REQUIREMENT — Write out the listing, please, but only from its first line through the line containing "drawn with chart.js", exactly as given and without pictures.

GIVEN INFORMATION —
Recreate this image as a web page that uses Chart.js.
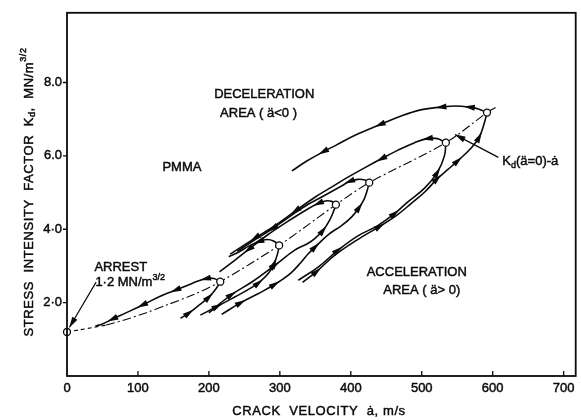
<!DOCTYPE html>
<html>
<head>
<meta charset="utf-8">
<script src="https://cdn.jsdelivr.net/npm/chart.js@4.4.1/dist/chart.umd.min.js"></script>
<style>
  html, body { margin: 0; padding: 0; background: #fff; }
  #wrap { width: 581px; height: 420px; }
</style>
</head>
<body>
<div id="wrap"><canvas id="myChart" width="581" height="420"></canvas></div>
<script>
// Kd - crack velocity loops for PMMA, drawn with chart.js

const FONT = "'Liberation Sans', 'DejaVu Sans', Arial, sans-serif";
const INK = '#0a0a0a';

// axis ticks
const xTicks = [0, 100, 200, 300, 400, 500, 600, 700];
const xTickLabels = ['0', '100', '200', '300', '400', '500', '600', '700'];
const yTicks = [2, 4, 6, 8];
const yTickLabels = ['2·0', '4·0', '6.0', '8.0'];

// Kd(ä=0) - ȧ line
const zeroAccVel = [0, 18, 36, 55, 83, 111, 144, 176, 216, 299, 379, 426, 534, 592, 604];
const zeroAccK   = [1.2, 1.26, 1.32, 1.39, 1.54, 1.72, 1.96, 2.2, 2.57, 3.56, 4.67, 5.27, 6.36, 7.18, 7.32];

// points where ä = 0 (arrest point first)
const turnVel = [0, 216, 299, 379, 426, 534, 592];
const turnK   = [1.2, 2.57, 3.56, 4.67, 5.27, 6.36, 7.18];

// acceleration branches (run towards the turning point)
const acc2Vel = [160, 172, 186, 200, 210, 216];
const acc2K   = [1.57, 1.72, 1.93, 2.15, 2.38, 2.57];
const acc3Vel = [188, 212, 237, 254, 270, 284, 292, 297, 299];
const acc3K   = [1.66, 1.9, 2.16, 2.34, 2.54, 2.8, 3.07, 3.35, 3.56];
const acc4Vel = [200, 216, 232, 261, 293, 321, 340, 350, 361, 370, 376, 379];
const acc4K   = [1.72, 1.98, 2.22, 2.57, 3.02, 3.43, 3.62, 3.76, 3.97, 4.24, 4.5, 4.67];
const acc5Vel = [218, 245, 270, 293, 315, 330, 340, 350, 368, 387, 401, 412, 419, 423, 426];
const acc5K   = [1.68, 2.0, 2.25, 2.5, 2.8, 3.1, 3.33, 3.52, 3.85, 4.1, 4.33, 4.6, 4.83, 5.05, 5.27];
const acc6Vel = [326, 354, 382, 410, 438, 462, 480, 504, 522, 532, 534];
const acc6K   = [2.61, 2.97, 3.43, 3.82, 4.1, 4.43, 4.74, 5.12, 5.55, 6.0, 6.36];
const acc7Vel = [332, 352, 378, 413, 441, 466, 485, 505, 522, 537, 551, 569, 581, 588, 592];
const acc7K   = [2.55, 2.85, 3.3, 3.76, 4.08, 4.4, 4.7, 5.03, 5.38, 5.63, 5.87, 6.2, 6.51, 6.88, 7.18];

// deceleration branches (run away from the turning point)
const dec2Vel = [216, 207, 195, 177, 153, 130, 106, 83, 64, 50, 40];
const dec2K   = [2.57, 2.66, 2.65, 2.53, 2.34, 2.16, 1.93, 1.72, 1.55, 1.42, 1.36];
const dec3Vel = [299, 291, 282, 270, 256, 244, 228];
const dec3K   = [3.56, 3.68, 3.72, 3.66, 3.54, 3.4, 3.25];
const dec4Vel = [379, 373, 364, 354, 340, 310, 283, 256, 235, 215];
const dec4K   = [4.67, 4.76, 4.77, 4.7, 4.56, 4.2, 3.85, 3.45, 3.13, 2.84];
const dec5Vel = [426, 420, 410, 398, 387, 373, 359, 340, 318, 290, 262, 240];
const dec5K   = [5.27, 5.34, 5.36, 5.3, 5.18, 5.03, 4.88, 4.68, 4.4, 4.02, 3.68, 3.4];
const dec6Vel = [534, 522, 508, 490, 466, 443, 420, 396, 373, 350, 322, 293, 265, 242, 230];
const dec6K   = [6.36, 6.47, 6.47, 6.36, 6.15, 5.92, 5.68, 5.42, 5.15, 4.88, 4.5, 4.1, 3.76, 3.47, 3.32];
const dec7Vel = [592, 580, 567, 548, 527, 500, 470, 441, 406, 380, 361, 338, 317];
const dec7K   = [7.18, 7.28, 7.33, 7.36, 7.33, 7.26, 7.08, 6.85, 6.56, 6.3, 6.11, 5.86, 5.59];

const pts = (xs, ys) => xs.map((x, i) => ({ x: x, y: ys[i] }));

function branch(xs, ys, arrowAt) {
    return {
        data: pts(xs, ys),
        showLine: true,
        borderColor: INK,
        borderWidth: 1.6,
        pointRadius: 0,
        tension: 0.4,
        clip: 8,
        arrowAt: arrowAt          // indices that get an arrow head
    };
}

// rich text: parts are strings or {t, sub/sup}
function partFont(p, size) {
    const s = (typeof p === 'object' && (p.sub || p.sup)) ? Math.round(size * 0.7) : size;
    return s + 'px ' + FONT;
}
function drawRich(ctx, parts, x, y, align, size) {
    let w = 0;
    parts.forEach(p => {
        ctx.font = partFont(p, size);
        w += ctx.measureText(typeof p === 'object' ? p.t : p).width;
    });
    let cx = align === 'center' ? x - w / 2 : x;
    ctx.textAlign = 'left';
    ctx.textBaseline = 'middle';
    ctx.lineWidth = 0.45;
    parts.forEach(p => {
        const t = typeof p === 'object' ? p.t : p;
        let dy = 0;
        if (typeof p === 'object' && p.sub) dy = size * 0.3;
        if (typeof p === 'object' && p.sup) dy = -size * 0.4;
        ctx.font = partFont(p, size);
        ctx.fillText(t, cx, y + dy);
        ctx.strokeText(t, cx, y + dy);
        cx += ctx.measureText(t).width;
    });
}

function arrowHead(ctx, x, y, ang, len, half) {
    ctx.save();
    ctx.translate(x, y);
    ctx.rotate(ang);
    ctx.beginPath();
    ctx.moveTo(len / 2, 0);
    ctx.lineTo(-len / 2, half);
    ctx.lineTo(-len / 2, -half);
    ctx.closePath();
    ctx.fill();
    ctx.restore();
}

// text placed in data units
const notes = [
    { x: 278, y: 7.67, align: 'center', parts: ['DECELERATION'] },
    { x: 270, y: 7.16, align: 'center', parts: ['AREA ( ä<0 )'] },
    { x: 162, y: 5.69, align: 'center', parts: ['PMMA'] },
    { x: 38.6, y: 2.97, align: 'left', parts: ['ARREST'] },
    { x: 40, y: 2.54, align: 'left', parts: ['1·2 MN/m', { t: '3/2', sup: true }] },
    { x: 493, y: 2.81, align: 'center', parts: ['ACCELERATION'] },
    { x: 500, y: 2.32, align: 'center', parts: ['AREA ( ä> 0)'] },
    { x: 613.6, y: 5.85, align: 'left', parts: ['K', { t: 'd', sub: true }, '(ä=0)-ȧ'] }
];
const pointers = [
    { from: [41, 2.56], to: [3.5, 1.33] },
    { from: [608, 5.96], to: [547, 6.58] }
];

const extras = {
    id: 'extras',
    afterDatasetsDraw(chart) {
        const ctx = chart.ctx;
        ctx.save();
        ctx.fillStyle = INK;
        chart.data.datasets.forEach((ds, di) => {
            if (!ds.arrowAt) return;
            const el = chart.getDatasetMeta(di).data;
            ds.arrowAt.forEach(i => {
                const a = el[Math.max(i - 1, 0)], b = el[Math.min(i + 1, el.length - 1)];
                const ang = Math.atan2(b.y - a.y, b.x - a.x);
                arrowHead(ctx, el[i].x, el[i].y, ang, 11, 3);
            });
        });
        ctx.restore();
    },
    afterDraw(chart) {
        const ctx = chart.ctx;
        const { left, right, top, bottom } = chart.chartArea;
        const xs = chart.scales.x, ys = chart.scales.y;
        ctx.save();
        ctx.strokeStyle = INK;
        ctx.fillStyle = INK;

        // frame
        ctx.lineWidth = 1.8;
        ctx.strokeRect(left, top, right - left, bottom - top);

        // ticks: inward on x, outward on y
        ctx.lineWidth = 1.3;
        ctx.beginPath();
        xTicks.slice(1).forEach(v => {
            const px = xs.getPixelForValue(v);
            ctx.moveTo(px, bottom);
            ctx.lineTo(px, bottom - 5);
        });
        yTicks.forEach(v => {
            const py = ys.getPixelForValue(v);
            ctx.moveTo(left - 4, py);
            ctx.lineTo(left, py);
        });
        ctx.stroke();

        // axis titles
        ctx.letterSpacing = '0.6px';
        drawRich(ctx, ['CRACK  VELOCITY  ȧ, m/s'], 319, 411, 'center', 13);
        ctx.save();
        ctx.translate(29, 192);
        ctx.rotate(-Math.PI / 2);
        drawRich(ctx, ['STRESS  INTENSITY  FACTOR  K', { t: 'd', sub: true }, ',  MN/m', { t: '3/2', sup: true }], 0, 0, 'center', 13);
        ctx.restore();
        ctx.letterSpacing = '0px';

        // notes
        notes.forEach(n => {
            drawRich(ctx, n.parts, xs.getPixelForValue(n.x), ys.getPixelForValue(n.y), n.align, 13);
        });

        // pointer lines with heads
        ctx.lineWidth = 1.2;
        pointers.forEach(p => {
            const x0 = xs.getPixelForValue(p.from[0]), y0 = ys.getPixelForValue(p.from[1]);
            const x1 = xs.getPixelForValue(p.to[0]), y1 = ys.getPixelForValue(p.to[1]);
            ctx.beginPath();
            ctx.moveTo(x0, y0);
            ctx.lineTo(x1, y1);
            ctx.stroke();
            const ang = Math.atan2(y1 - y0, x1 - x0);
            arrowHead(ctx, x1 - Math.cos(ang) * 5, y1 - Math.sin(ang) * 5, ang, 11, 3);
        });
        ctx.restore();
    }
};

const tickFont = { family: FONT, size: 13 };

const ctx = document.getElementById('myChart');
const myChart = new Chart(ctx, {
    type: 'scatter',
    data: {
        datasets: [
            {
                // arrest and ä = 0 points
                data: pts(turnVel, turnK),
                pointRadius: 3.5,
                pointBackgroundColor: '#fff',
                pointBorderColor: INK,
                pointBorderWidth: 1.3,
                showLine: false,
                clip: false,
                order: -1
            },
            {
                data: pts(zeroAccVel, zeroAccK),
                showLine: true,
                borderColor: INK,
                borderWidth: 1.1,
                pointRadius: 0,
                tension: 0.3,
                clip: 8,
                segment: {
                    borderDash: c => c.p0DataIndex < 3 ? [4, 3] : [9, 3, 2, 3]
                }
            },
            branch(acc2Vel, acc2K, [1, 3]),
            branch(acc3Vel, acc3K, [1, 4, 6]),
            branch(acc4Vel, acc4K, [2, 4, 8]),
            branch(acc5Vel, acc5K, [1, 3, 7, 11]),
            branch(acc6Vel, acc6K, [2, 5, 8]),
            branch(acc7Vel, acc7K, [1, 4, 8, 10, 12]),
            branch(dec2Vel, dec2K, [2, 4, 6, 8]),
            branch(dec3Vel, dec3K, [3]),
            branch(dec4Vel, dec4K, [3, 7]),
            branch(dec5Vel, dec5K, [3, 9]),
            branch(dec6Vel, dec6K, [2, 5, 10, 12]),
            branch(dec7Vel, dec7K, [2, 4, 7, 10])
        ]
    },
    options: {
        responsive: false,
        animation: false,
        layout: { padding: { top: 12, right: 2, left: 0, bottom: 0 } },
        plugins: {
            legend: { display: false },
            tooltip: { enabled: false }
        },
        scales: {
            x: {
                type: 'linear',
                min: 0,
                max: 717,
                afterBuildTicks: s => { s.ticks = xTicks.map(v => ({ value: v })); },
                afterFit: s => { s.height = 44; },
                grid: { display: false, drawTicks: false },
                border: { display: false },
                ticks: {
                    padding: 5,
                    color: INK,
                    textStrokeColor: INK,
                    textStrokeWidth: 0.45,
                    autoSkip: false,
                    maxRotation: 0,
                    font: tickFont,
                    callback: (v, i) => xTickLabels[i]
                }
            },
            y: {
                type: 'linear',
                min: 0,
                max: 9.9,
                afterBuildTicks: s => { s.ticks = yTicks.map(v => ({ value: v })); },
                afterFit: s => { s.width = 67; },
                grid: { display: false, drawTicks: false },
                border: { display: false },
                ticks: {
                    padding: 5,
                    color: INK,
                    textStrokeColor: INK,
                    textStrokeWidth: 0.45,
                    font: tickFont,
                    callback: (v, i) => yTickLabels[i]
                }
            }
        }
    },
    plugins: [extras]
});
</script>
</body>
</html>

TASK RESULT —
Recreate this image as a web page that uses Chart.js.
<!DOCTYPE html>
<html>
<head>
<meta charset="utf-8">
<script src="https://cdn.jsdelivr.net/npm/chart.js@4.4.1/dist/chart.umd.min.js"></script>
<style>
  html, body { margin: 0; padding: 0; background: #fff; }
  #wrap { width: 581px; height: 420px; }
</style>
</head>
<body>
<div id="wrap"><canvas id="myChart" width="581" height="420"></canvas></div>
<script>
// Kd - crack velocity loops for PMMA, drawn with chart.js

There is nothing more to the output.